┌────────

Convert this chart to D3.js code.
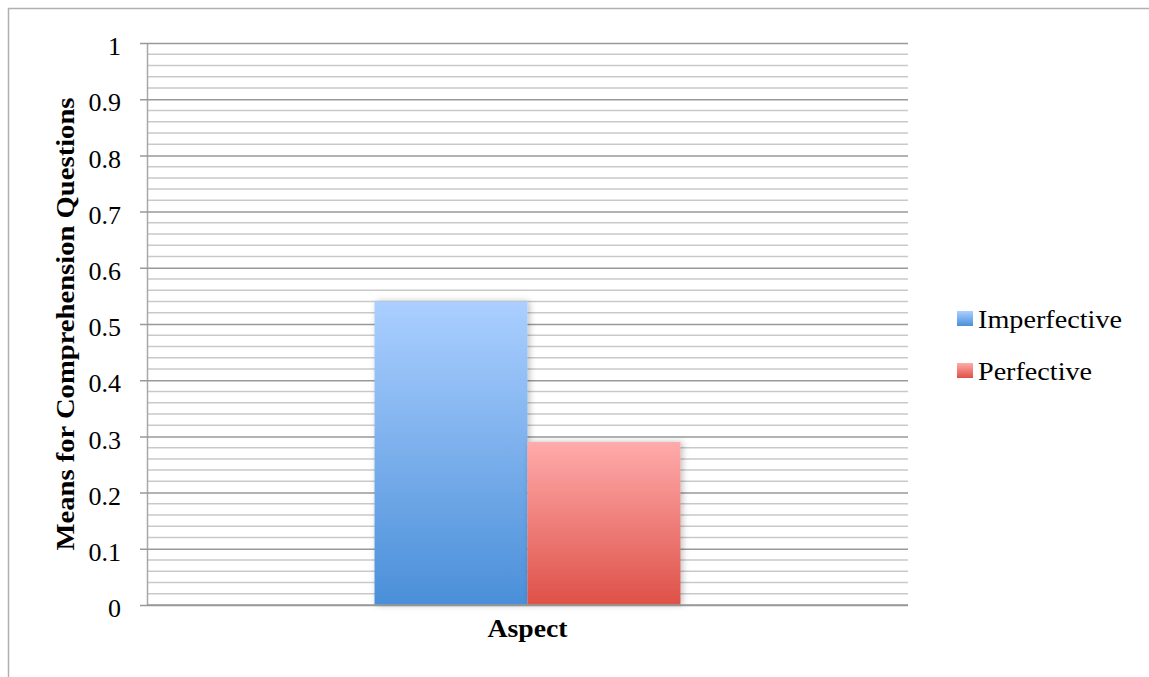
<!DOCTYPE html>
<html><head><meta charset="utf-8">
<script src="https://cdn.jsdelivr.net/npm/d3@7"></script>
<style>body{margin:0;background:#fff}svg{display:block}</style>
</head><body>
<svg id="c" width="1149" height="677"></svg>
<script>
const categories = ["Aspect"];
const seriesNames = ["Imperfective", "Perfective"];
const imperfectiveValues = [0.54];
const perfectiveValues = [0.29];
const yTickValues = [0, 0.1, 0.2, 0.3, 0.4, 0.5, 0.6, 0.7, 0.8, 0.9, 1];
const yTickLabels = ["0", "0.1", "0.2", "0.3", "0.4", "0.5", "0.6", "0.7", "0.8", "0.9", "1"];
const xTitle = "Aspect";
const yTitle = "Means for Comprehension Questions";

(function(){
const svg = d3.select("#c");
const W = 1149, H = 677;
const pL = 147, pR = 908, pT = 43, pB = 605;
const serif = "'Liberation Serif', 'DejaVu Serif', serif";

// outer frame
svg.append("path").attr("d", `M8.5,${H} V8.5 H${W}`).attr("fill","none").attr("stroke","#b0b0b0").attr("stroke-width",1.5);

const defs = svg.append("defs");
const grads = [["gBlue","#abcfff","#4a8fd9"],["gRed","#ffabab","#de5148"]];
grads.forEach(([id,a,b])=>{
  const g = defs.append("linearGradient").attr("id",id).attr("x1",0).attr("x2",0).attr("y1",0).attr("y2",1);
  g.append("stop").attr("offset","0%").attr("stop-color",a);
  g.append("stop").attr("offset","100%").attr("stop-color",b);
});
const f = defs.append("filter").attr("id","sh").attr("x","-10%").attr("y","-10%").attr("width","130%").attr("height","120%");
f.append("feDropShadow").attr("dx",2).attr("dy",0).attr("stdDeviation",3).attr("flood-color","#000").attr("flood-opacity",0.25);

const y = d3.scaleLinear().domain([0,1]).range([pB, pT]);
const x0 = d3.scaleBand().domain(categories).range([pL, pR]).paddingInner(0).paddingOuter(0.7435);
const x1 = d3.scaleBand().domain(seriesNames).range([0, x0.bandwidth()]);

// minor gridlines
const minor = d3.range(0, 1.0001, 0.02).filter(v => Math.abs(v*10 - Math.round(v*10)) > 1e-6);
svg.append("g").selectAll("line").data(minor).join("line")
  .attr("x1", pL).attr("x2", pR).attr("y1", d=>y(d)).attr("y2", d=>y(d))
  .attr("stroke","#c9c9c9").attr("stroke-width",1.5);

// major gridlines via axis
const yAxis = d3.axisLeft(y).tickValues(yTickValues).tickFormat((d,i)=>yTickLabels[i])
  .tickSizeInner(-(pR-pL)).tickSizeOuter(0).tickPadding(26);
const ga = svg.append("g").attr("transform",`translate(${pL},0)`).call(yAxis);
ga.select(".domain").attr("stroke","#a8a8a8").attr("stroke-width",1.5);
ga.selectAll(".tick line").attr("stroke","#999").attr("stroke-width",1.5).attr("x1",-7);
ga.selectAll(".tick text").attr("font-family",serif).attr("font-size",26).attr("fill","#000").attr("dy","0.45em");

// bars
const data = categories.map((c,i)=>({cat:c, vals:[imperfectiveValues[i], perfectiveValues[i]]}));
const fills = ["url(#gBlue)","url(#gRed)"];
const g = svg.append("g");
data.forEach(d=>{
  d.vals.forEach((v,j)=>{
    g.append("rect")
      .attr("x", x0(d.cat) + x1(seriesNames[j]))
      .attr("y", y(v))
      .attr("width", x1.bandwidth())
      .attr("height", y(0) - y(v))
      .attr("fill", fills[j])
      .attr("filter","url(#sh)");
  });
});

// x axis baseline
svg.append("line").attr("x1",pL).attr("x2",pR).attr("y1",pB).attr("y2",pB).attr("stroke","#999").attr("stroke-width",1.5);

// x category label
svg.append("text").attr("x", x0(categories[0]) + x0.bandwidth()/2).attr("y", 637)
  .attr("text-anchor","middle").attr("font-family",serif).attr("font-weight","bold").attr("font-size",25)
  .attr("textLength",80).attr("lengthAdjust","spacingAndGlyphs").text(xTitle);

// y title
svg.append("text").attr("transform",`translate(74,324) rotate(-90)`)
  .attr("text-anchor","middle").attr("font-family",serif).attr("font-weight","bold").attr("font-size",25)
  .attr("textLength",453).attr("lengthAdjust","spacingAndGlyphs").text(yTitle);

// legend
const lg = svg.append("g");
const legendLens = [144, 114];
seriesNames.forEach((s,i)=>{
  const yy = 318 + i*52;
  lg.append("rect").attr("x",957).attr("y",yy-7).attr("width",16).attr("height",15).attr("fill",fills[i]);
  lg.append("text").attr("x",978).attr("y",yy).attr("dy","0.4em").attr("font-family",serif).attr("font-size",26)
    .attr("textLength",legendLens[i]).attr("lengthAdjust","spacingAndGlyphs").text(s);
});
})();
</script>
</body></html>
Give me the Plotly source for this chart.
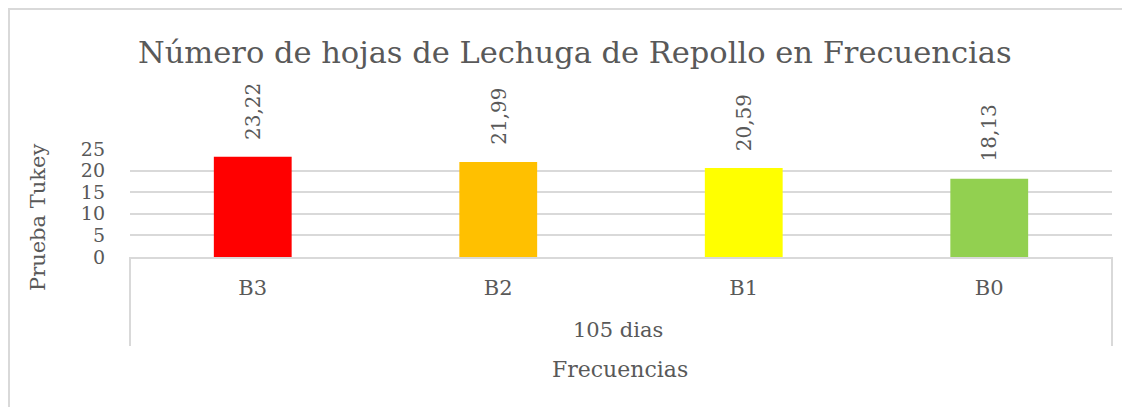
import plotly.graph_objects as go

categories = ["B3", "B2", "B1", "B0"]
values = [23.22, 21.99, 20.59, 18.13]
value_labels = ["23,22", "21,99", "20,59", "18,13"]
colors = ["#FF0000", "#FFC000", "#FFFF00", "#92D050"]
y_ticks = [0, 5, 10, 15, 20, 25]
group_label = "105 dias"
title = "Número de hojas de Lechuga de Repollo en Frecuencias"
x_title = "Frecuencias"
y_title = "Prueba Tukey"

FONT = "DejaVu Serif"
GRAY = "#595959"
OFF = 8  # page body margin
W, H = 1130 - OFF, 407 - OFF
# target plot area (page pixels)
PX0, PX1, PY0, PY1 = 130, 1112, 149, 257
L, T = PX0 - OFF, PY0 - OFF
R = W - (PX1 - OFF)
B = H - (PY1 - OFF)
pw = PX1 - PX0
ph = PY1 - PY0


def fx(px):
    return (px - PX0) / pw


def fy(py):
    return (PY1 - py) / ph


fig = go.Figure()
fig.add_trace(go.Bar(x=categories, y=values, marker=dict(color=colors, line=dict(width=0)),
                     hoverinfo="skip"))

ann = []
for c, v, lab in zip(categories, values, value_labels):
    ann.append(dict(x=c, y=v, xref="x", yref="y", text=lab, textangle=-90,
                    showarrow=False, yanchor="bottom", xanchor="center", yshift=15,
                    font=dict(family=FONT, size=20, color=GRAY)))

ann.append(dict(x=fx(618), y=fy(330), xref="paper", yref="paper", text=group_label,
                showarrow=False, xanchor="center", yanchor="middle",
                font=dict(family=FONT, size=21, color=GRAY)))
ann.append(dict(x=fx(620), y=fy(369), xref="paper", yref="paper", text=x_title,
                showarrow=False, xanchor="center", yanchor="middle",
                font=dict(family=FONT, size=22, color=GRAY)))
ann.append(dict(x=fx(38), y=fy(218), xref="paper", yref="paper", text=y_title,
                textangle=-90, showarrow=False, xanchor="center", yanchor="middle",
                font=dict(family=FONT, size=21, color=GRAY)))
ann.append(dict(x=fx(575), y=fy(52), xref="paper", yref="paper", text=title,
                showarrow=False, xanchor="center", yanchor="middle",
                font=dict(family=FONT, size=30.5, color=GRAY)))

shapes = [
    dict(type="line", xref="paper", yref="paper", x0=0, x1=0, y0=0, y1=fy(346),
         line=dict(color="#d9d9d9", width=2)),
    dict(type="line", xref="paper", yref="paper", x0=1, x1=1, y0=0, y1=fy(346),
         line=dict(color="#d9d9d9", width=2)),
    dict(type="rect", xref="paper", yref="paper", x0=fx(9), x1=fx(1140),
         y0=fy(420), y1=fy(9), line=dict(color="#d9d9d9", width=2),
         layer="below"),
]

fig.update_layout(
    width=W, height=H,
    margin=dict(l=L, r=R, t=T, b=B),
    paper_bgcolor="white", plot_bgcolor="white",
    bargap=0.683,
    showlegend=False,
    annotations=ann,
    shapes=shapes,
    xaxis=dict(showgrid=False, showline=True, linecolor="#d9d9d9", linewidth=2,
               ticks="", tickfont=dict(family=FONT, size=21, color=GRAY),
               ticklabelstandoff=11, fixedrange=True),
    yaxis=dict(range=[0, 25], tickvals=y_ticks, showgrid=True, gridcolor="#d9d9d9",
               gridwidth=2, zeroline=False, showline=False, ticks="",
               tickfont=dict(family=FONT, size=19, color=GRAY), ticklabelstandoff=24,
               fixedrange=True),
)

fig.write_html("out.html")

└────────

* WHAT TO DO
Exactly the lines from the one with "Give me the Plotly source for this chart." through the one with "import plotly.graph_objects as go" are to be reproduced, and no pictures with them.

* ANSWER FOR THE TASK
Give me the Plotly source for this chart.
import plotly.graph_objects as go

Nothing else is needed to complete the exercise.